Task details: Repeat exactly the stretch of lines from the line containing "Write the Plotly code for this chart." through the line containing "import plotly.graph_objects as go", both included, and nothing else.

Data entries:
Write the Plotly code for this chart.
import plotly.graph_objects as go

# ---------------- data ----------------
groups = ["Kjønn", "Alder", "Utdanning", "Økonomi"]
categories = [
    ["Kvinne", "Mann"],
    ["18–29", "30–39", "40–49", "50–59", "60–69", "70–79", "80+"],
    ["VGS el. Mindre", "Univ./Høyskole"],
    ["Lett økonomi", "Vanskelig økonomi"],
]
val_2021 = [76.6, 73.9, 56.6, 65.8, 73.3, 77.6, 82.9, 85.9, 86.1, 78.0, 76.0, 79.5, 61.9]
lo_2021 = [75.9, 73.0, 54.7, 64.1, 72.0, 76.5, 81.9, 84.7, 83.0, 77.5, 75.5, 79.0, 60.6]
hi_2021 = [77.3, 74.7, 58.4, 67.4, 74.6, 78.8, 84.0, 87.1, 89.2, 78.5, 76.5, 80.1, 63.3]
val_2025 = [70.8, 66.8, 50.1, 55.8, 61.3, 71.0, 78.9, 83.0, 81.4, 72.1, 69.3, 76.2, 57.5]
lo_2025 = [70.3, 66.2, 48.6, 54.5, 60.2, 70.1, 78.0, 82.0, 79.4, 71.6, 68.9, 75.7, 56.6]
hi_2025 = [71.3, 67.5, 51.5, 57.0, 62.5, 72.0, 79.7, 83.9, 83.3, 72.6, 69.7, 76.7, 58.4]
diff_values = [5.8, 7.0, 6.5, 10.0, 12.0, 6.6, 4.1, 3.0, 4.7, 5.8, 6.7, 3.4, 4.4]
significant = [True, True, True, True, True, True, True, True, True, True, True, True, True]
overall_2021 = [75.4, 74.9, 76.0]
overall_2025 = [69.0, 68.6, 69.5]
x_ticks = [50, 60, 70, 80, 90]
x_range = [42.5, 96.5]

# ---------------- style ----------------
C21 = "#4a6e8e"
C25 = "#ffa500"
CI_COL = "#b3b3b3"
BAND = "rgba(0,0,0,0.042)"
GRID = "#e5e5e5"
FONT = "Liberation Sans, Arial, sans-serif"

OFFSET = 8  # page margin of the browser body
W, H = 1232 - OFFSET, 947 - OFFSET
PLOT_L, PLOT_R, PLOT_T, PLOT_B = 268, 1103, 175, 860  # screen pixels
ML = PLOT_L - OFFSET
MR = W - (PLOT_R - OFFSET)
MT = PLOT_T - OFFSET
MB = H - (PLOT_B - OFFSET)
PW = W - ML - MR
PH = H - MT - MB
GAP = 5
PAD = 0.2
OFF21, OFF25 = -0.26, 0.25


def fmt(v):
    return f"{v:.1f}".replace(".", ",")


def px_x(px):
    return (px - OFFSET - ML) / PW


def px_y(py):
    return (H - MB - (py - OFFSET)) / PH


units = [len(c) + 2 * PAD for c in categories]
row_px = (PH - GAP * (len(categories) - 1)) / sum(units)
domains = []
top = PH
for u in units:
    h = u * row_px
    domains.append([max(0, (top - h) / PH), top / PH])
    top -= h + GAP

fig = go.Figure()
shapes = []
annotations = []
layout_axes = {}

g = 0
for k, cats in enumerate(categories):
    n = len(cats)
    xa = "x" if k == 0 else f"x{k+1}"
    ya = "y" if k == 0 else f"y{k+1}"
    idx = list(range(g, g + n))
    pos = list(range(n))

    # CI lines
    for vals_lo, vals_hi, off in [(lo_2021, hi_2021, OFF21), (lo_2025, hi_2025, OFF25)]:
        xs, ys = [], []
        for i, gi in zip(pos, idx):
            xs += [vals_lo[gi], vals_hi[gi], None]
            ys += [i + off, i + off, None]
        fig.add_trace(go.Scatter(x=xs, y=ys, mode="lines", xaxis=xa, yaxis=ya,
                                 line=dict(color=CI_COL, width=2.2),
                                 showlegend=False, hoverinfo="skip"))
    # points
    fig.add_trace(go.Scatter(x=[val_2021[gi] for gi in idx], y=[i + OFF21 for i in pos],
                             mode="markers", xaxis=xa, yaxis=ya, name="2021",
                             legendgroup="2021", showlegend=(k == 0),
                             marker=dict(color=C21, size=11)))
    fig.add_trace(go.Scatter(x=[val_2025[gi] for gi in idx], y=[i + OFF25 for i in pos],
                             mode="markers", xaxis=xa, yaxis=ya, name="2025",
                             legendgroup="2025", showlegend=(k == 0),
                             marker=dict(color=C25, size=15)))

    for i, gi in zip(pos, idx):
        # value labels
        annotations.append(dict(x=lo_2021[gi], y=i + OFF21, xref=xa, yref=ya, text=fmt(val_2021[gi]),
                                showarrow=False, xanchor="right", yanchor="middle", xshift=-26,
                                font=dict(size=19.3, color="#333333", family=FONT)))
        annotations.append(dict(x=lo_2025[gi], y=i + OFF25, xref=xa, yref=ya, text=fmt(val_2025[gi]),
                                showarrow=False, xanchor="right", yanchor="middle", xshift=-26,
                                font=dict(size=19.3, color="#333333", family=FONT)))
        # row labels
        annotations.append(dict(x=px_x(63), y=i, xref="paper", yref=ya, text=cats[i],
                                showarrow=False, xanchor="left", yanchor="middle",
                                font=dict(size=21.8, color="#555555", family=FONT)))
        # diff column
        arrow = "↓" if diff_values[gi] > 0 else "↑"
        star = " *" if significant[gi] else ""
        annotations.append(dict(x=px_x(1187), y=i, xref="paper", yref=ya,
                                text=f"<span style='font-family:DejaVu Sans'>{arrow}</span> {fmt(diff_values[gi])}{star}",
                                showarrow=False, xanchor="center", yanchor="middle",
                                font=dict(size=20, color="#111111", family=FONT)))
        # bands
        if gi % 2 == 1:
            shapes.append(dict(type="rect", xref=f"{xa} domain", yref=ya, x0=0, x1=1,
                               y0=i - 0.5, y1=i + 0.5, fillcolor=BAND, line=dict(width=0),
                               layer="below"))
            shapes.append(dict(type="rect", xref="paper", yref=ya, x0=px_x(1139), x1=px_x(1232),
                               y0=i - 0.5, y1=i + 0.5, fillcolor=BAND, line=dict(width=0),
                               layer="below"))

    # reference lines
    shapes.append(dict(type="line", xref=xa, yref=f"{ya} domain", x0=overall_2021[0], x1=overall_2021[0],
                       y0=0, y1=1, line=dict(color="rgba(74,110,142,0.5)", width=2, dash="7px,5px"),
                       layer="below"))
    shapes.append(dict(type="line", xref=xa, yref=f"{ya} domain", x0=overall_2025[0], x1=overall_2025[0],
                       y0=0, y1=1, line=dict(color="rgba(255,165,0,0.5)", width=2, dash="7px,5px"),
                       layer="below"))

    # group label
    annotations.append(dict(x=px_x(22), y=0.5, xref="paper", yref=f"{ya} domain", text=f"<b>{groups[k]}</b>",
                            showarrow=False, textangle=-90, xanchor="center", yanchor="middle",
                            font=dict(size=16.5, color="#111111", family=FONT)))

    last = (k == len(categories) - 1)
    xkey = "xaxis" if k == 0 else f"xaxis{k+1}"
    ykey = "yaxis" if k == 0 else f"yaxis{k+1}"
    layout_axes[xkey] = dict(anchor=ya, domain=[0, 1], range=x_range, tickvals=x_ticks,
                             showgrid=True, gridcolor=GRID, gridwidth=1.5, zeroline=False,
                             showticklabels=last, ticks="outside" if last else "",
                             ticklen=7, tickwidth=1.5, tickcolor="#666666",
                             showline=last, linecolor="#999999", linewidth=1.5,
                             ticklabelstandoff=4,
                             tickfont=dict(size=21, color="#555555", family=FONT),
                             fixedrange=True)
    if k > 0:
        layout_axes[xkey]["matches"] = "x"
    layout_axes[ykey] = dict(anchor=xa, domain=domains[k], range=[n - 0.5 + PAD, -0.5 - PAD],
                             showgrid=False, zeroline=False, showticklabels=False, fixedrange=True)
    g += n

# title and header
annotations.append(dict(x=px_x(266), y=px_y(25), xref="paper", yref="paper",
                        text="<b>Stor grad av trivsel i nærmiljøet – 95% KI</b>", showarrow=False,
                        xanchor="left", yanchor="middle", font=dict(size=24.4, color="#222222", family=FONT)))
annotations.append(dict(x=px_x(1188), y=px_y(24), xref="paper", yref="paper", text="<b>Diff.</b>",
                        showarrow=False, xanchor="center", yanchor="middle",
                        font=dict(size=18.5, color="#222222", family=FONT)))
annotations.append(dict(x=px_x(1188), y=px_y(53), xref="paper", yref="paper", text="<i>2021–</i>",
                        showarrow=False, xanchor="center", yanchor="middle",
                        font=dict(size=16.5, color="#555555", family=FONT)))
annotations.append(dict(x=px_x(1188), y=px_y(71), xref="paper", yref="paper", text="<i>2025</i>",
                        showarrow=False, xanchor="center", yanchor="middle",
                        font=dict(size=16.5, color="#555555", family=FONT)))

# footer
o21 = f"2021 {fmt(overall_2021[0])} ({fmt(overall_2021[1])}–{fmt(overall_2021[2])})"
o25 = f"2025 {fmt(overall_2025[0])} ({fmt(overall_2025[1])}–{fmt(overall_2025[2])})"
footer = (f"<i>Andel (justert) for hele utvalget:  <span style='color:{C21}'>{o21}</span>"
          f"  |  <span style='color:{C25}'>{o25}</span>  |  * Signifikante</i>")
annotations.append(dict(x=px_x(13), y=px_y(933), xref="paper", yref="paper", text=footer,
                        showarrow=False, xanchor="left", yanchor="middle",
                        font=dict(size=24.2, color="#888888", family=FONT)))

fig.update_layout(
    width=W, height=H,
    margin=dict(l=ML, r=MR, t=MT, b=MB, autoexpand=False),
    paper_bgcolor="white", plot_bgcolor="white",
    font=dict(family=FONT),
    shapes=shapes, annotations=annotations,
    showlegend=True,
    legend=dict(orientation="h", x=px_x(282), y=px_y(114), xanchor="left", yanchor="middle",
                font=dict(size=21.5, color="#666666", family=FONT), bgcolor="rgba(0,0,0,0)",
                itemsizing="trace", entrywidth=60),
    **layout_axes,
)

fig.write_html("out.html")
---
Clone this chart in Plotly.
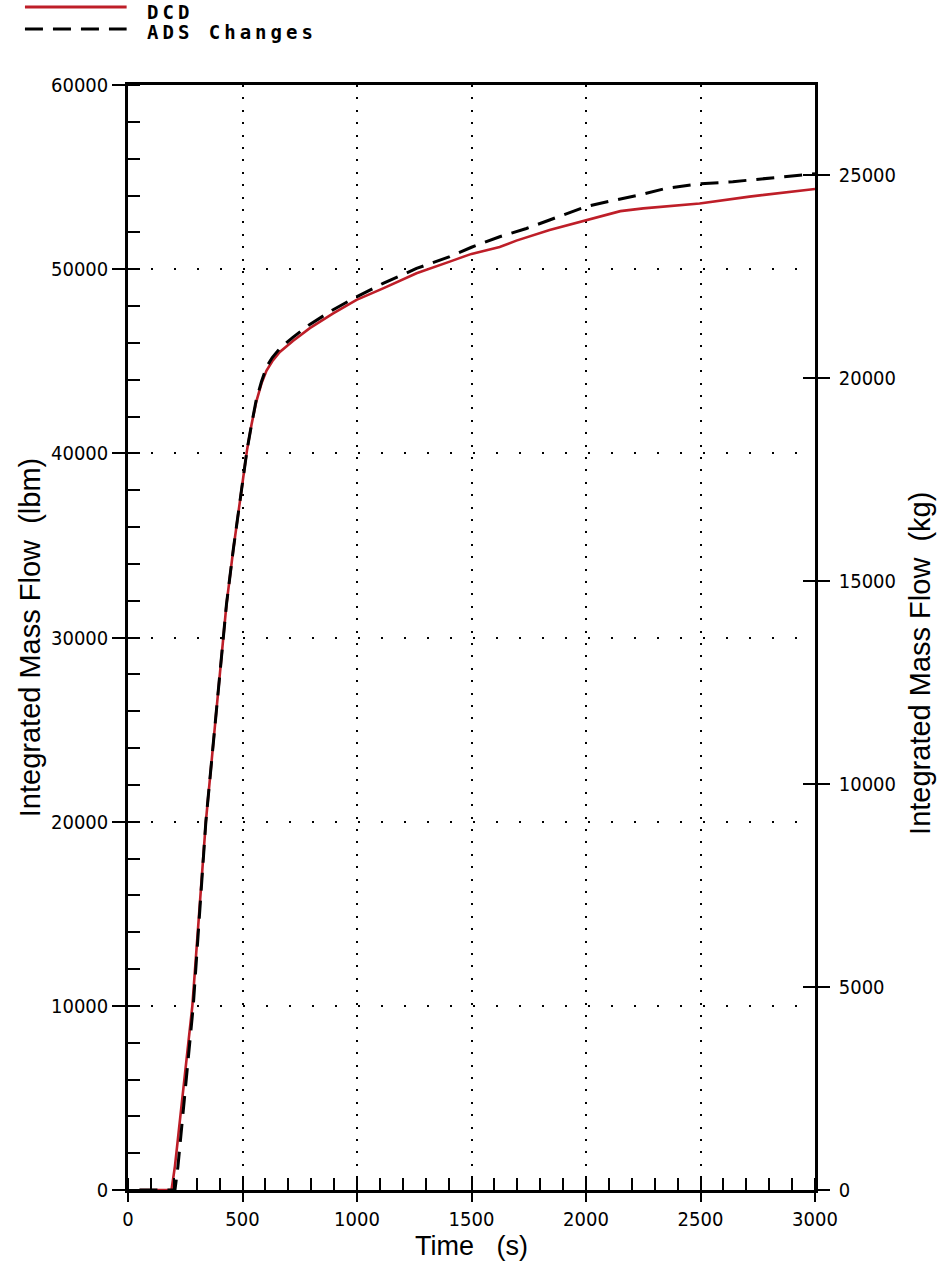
---
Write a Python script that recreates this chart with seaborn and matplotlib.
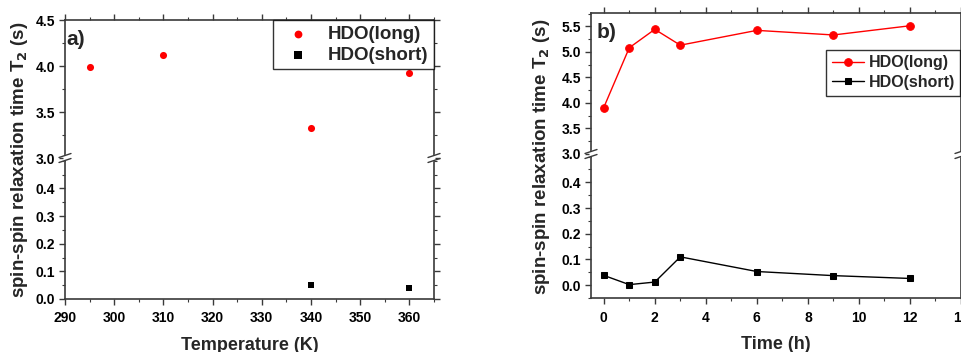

Solution to this problem:
Write the Plotly code for this chart.
import plotly.graph_objects as go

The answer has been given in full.